Some of the great span of the figures, it suggested, had come from different bases of calculation, including assumptions of average badger numbers in a social group. The report accepted estimates of up to 120,000 badgers in the Republic before 2000, down to about 70,000 badgers in 2012.
But, it said, the annual amount of new land “being brought under treatment” is now falling, and: “As the badger vaccination programme is gradually rolled out, the level of culling will be further reduced.”
The mammal “red list” for Ireland, published by the National Parks and Wildlife Service in 2009, suggested that, despite the culling, badger baiting and sett interference, the badger population was not threatened and of “least concern” to the International Union for Conservation of Nature (IUCN).
However, charting the progress of the vaccination programme can be like tracing the tunnels in a big badger sett. Given the years it can take between a laboratory “breakthrough” in human disease intervention and bringing a new pill into use, it is, perhaps, not surprising that administering an effective dose to a large, wild, free-roaming animal has presented many time-consuming problems. After nearly 20 years, it seems we may be getting there.
The 15-year work programme launched by the Department of Agriculture in 1998 had first to adapt and develop the BCG vaccine that controls the disease in humans.
Tests on the best ways to administer it were trialled on captive badgers, but the wild environment has different conditions. Vaccination of wild badgers on a wide enough scale has also to reckon with the cost.
European success in halting the spread of rabies in foxes by scattering the countryside with medicated baits seemed to offer a ready line of research. But what is the flavour most appealing to Meles meles? Aniseed, apple, curry, fish, garlic, peanut and strawberry were all tested in the field. Carob and cocoa powder were the most eagerly gobbled up, as chocolate-covered peanut bars. But how do you stop a group's dominant badger from scoffing the lot?
While such logistics are under study, a key three-year field trial has been completed in 755sq km of Co Kilkenny. Some 300 badgers were living there, around one third of them, probably, with TB as judged from previous culling.
In an elaborate double-blind trial, some badgers received an oral vaccine, others a placebo, with sweeps of recapture to test individual immune responses. At the end of the trial, all were “depopulated” and the badgers lined up for post mortems. Analysis is as yet unreported.
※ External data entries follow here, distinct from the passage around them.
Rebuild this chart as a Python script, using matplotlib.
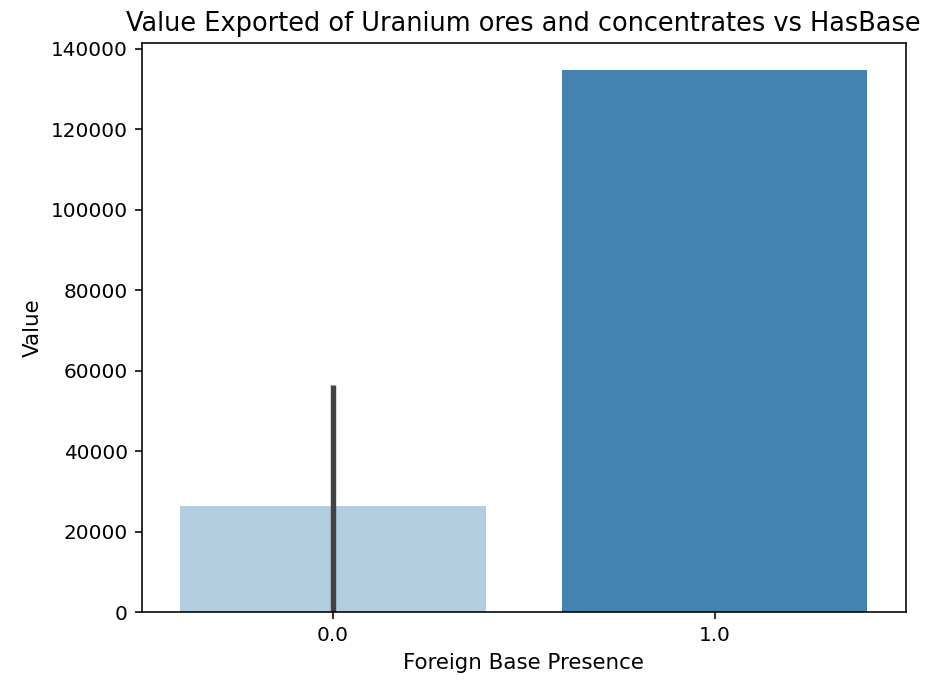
import matplotlib
matplotlib.use('Agg')
import matplotlib.pyplot as plt

# Mean export value by foreign base presence
categories = ['0.0', '1.0']
values = [26400, 134700]
ci_low = [0, 134700]
ci_high = [56500, 134700]
colors = ['#b3cde0', '#4483b0']

fig = plt.figure(figsize=(925 / 144, 681 / 144), dpi=144)
ax = fig.add_axes([0.1535, 0.1013, 0.8255, 0.8356])

x = list(range(len(categories)))
ax.bar(x, values, width=0.8, color=colors)

# Confidence interval lines
for xi, lo, hi in zip(x, ci_low, ci_high):
    if hi > lo:
        ax.plot([xi, xi], [lo, hi], color='#424242', lw=2.7, solid_capstyle='butt')

ax.set_xticks(x)
ax.set_xticklabels(categories)
ax.set_xlim(-0.5, 1.5)
ax.set_ylim(0, max(ci_high) * 1.05)
ax.set_yticks(range(0, 140001, 20000))
ax.set_xlabel('Foreign Base Presence', fontsize=10.7)
ax.set_ylabel('Value', fontsize=10.7)
ax.set_title('Value Exported of Uranium ores and concentrates vs HasBase', fontsize=12.8)

fig.savefig('out.png', dpi=144)
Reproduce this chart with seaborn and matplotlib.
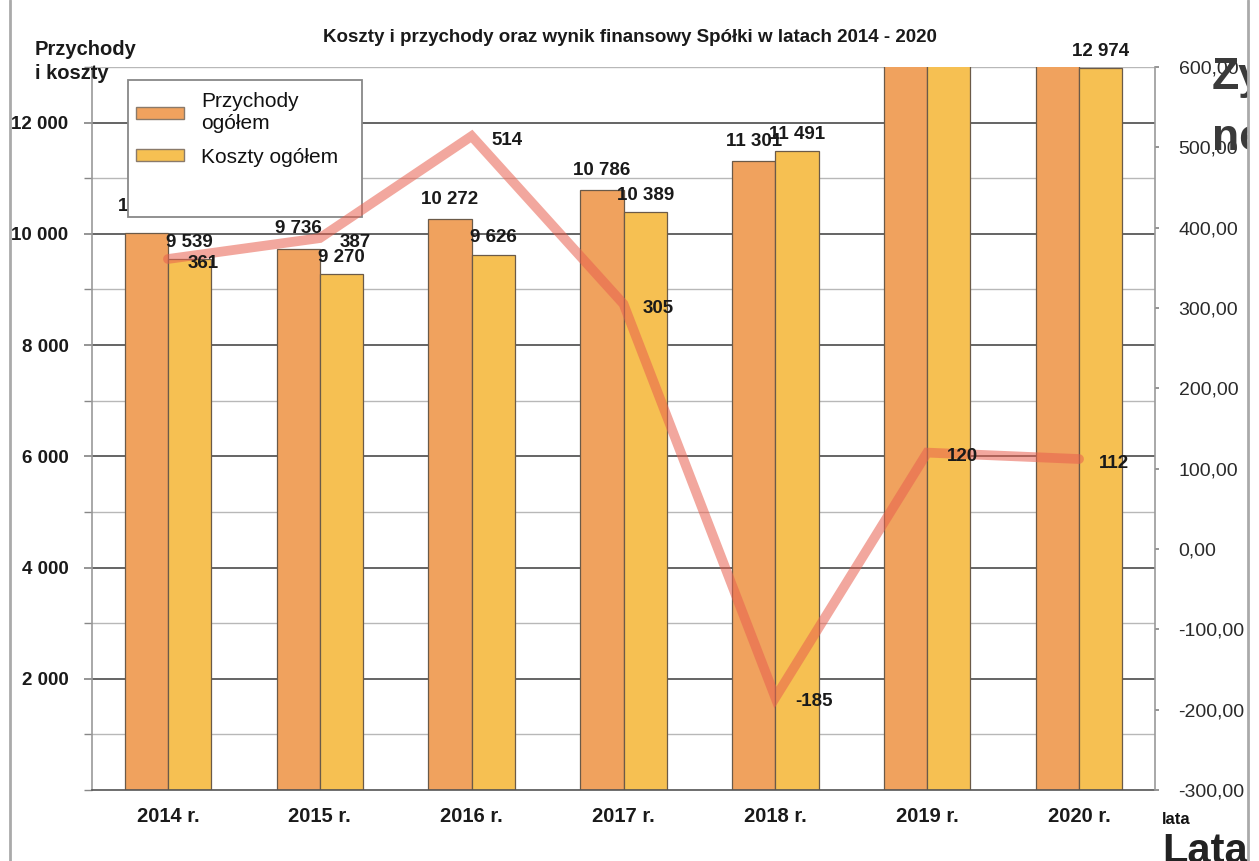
import numpy as np
import pandas as pd
import matplotlib
matplotlib.use("Agg")
import matplotlib.pyplot as plt
from matplotlib.patches import Patch, Rectangle
from matplotlib.lines import Line2D
import seaborn as sns

# ---- data ----
years = ['2014 r.', '2015 r.', '2016 r.', '2017 r.', '2018 r.', '2019 r.', '2020 r.']
przychody = [10020, 9736, 10272, 10786, 11301, 13450, 13086]
koszty = [9539, 9270, 9626, 10389, 11491, 13330, 12974]
wynik = [361, 387, 514, 305, -185, 120, 112]
przychody_labels = ['10 020', '9 736', '10 272', '10 786', '11 301', '', '']
koszty_labels = ['9 539', '9 270', '9 626', '10 389', '11 491', '', '12 974']
left_ticks = [2000, 4000, 6000, 8000, 10000, 12000]
left_ticklabels = ['2 000', '4 000', '6 000', '8 000', '10 000', '12 000']
right_ticks = [-300, -200, -100, 0, 100, 200, 300, 400, 500, 600]
series_names = ['Przychody\nogółem', 'Koszty ogółem']

sns.set_theme(style='white')
NARROW = ['Liberation Sans Narrow', 'Liberation Sans', 'DejaVu Sans']
plt.rcParams['font.family'] = ['Liberation Sans', 'DejaVu Sans']

C_P = '#F0A25E'
C_K = '#F6C052'
C_LINE = '#E8604E'

df = pd.DataFrame({
    'rok': years * 2,
    'wartosc': przychody + koszty,
    'seria': [series_names[0]] * len(years) + [series_names[1]] * len(years),
})

W, H = 1259, 861
fig = plt.figure(figsize=(W / 100, H / 100), dpi=100)
fig.patch.set_facecolor('white')
L, R, T, B = 92, 1155, 67, 790
ax = fig.add_axes([L / W, 1 - B / H, (R - L) / W, (B - T) / H])

sns.barplot(data=df, x='rok', y='wartosc', hue='seria', palette=[C_P, C_K],
            width=0.57, gap=0, edgecolor='#6b5a48', linewidth=0.9,
            saturation=1, ax=ax, legend=False, zorder=2)

ax.set_xlim(-0.5, 6.5)
ax.set_ylim(0, 13000)
ax.set_xlabel('')
ax.set_ylabel('')
ax.set_yticks(left_ticks)
ax.set_yticklabels(left_ticklabels)
ax.set_yticks(list(range(1000, 13001, 2000)) + [0], minor=True)
ax.grid(True, which='major', axis='y', color='#4a4a4a', linewidth=1.2, zorder=0)
ax.grid(True, which='minor', axis='y', color='#b8b8b8', linewidth=1.0, zorder=0)
ax.grid(False, axis='x')
ax.set_axisbelow(True)
ax.set_xticks(np.arange(0.5, 6, 1.0), minor=True)
ax.tick_params(axis='x', which='major', length=0, pad=12)
ax.tick_params(axis='x', which='minor', length=4, color='#555555', direction='out')
ax.tick_params(axis='y', which='both', left=True, length=6, color='#888888',
               direction='out', pad=11)
for lab in ax.get_yticklabels():
    lab.set_family(NARROW)
    lab.set_fontweight('bold')
    lab.set_fontsize(13.5)
    lab.set_color('#1a1a1a')
for lab in ax.get_xticklabels():
    lab.set_family(NARROW)
    lab.set_fontweight('bold')
    lab.set_fontsize(14.5)
    lab.set_color('#1a1a1a')
for side in ['top', 'right']:
    ax.spines[side].set_visible(False)
ax.spines['left'].set_color('#999999')
ax.spines['left'].set_linewidth(1.2)
ax.spines['bottom'].set_color('#555555')
ax.spines['bottom'].set_linewidth(1.2)

# bar labels
p_anns = ax.bar_label(ax.containers[0], labels=przychody_labels, padding=8,
                      family=NARROW, fontweight='bold', fontsize=13.5,
                      color='#1a1a1a', clip_on=False, zorder=3)
ax.bar_label(ax.containers[1], labels=koszty_labels, padding=6,
             family=NARROW, fontweight='bold', fontsize=13.5, color='#1a1a1a',
             clip_on=False, zorder=3)
# the first label sits a little higher (mostly hidden by the legend box)
p_anns[0].xyann = (p_anns[0].xyann[0], p_anns[0].xyann[1] + 5)

# legend box (drawn as a frame) and legend entries
x0 = (128 - L) / (R - L)
x1 = (362 - L) / (R - L)
y1 = (B - 80) / (B - T)
y0 = (B - 217) / (B - T)
ax.add_patch(Rectangle((x0, y0), x1 - x0, y1 - y0, transform=ax.transAxes,
                       facecolor='white', edgecolor='#888888', linewidth=1.3,
                       zorder=8, clip_on=False))
handles = [Patch(facecolor=C_P, edgecolor='#8a7a6a', linewidth=1.0),
           Patch(facecolor=C_K, edgecolor='#8a7a6a', linewidth=1.0)]
leg = ax.legend(handles, series_names, loc='upper left',
                bbox_to_anchor=(x0 + 0.002, y1 - 0.008), frameon=False,
                fontsize=15, handlelength=2.3, handleheight=0.5,
                borderpad=0.3, labelspacing=0.7, handletextpad=0.8,
                borderaxespad=0)
leg.set_zorder(10)
for t in leg.get_texts():
    t.set_family(NARROW)
    t.set_fontsize(15)
    t.set_color('#111111')

# secondary axis: net result line
ax2 = ax.twinx()
sns.lineplot(x=np.arange(len(wynik)), y=wynik, ax=ax2, color=C_LINE,
             alpha=0.55, linewidth=7, solid_joinstyle='miter', legend=False)
ax2.set_ylim(-300, 600)
ax2.set_yticks(right_ticks)
ax2.set_yticklabels([f'{v:,.2f}'.replace('.', ',') for v in right_ticks])
ax2.tick_params(axis='y', right=True, length=3, color='#888888', direction='out',
                pad=14, labelsize=14, labelcolor='#2a2a2a')
ax2.set_ylabel('')
ax2.grid(False)
for side in ['top', 'left', 'bottom']:
    ax2.spines[side].set_visible(False)
ax2.spines['right'].set_color('#999999')
ax2.spines['right'].set_linewidth(1.2)
for x, v in zip(np.arange(len(wynik)), wynik):
    ax2.annotate(f'{v}', (x, v), xytext=(14, -3), textcoords='offset points',
                 ha='left', va='center', family=NARROW, fontweight='bold',
                 fontsize=13.5, color='#1a1a1a')

# titles / axis captions
fig.text(630 / W, 1 - 38 / H,
         'Koszty i przychody oraz wynik finansowy Spółki w latach 2014 - 2020',
         ha='center', va='center', family=NARROW, fontweight='bold',
         fontsize=13.5, color='#1a1a1a')
fig.text(35 / W, 1 - 40 / H, 'Przychody\ni koszty', ha='left', va='top',
         family=NARROW, fontweight='bold', fontsize=14.5, color='#1a1a1a',
         linespacing=1.35)
fig.text(1212 / W, 1 - 78 / H, 'Zysk', ha='left', va='center',
         fontweight='bold', fontsize=32, color='#3a3a3a')
fig.text(1212 / W, 1 - 138 / H, 'netto', ha='left', va='center',
         fontweight='bold', fontsize=32, color='#3a3a3a')
fig.text(1162 / W, 1 - 852 / H, 'Lata', ha='left', va='center',
         fontweight='bold', fontsize=30, color='#222222')
fig.text(1162 / W, 1 - 820 / H, 'lata', ha='left', va='center',
         family=NARROW, fontweight='bold', fontsize=12, color='#111111')

# outer frame, hide overflow beyond right frame edge
fig.patches.append(Rectangle((1249 / W, 0), 1 - 1249 / W, 1,
                             transform=fig.transFigure, facecolor='white',
                             edgecolor='none', zorder=20))
fig.lines.append(Line2D([10 / W, 10 / W], [0, 1], transform=fig.transFigure,
                        color='#aaaaaa', linewidth=2, zorder=21))
fig.lines.append(Line2D([1248 / W, 1248 / W], [0, 1], transform=fig.transFigure,
                        color='#aaaaaa', linewidth=2, zorder=21))

fig.savefig('out.png', dpi=100)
In Northern Ireland in 2012 the Minister for Agriculture Michelle O’Neill asked her officials to design and cost a new approach, namely catching and testing live badgers, culling those with TB and hand-vaccinating the others for release. This has been welcomed by the Irish Wildlife Trust, especially for apparent approval by both farmers and conservationists.
Meanwhile, the exact means by which cattle and badgers are exchanging TB remains an intransigent mystery. A long-term study by TCD zoologists, led by Dr Nicola Marples, has used satellite tracking collars to follow the movements of 40 badgers in Co Wicklow.
It has found that, while the animals make long journeys at night, they clearly avoid fields where cattle were present, as well as most kinds of farmyard. Knowing just where to offer badgers free chocolates will not be easy.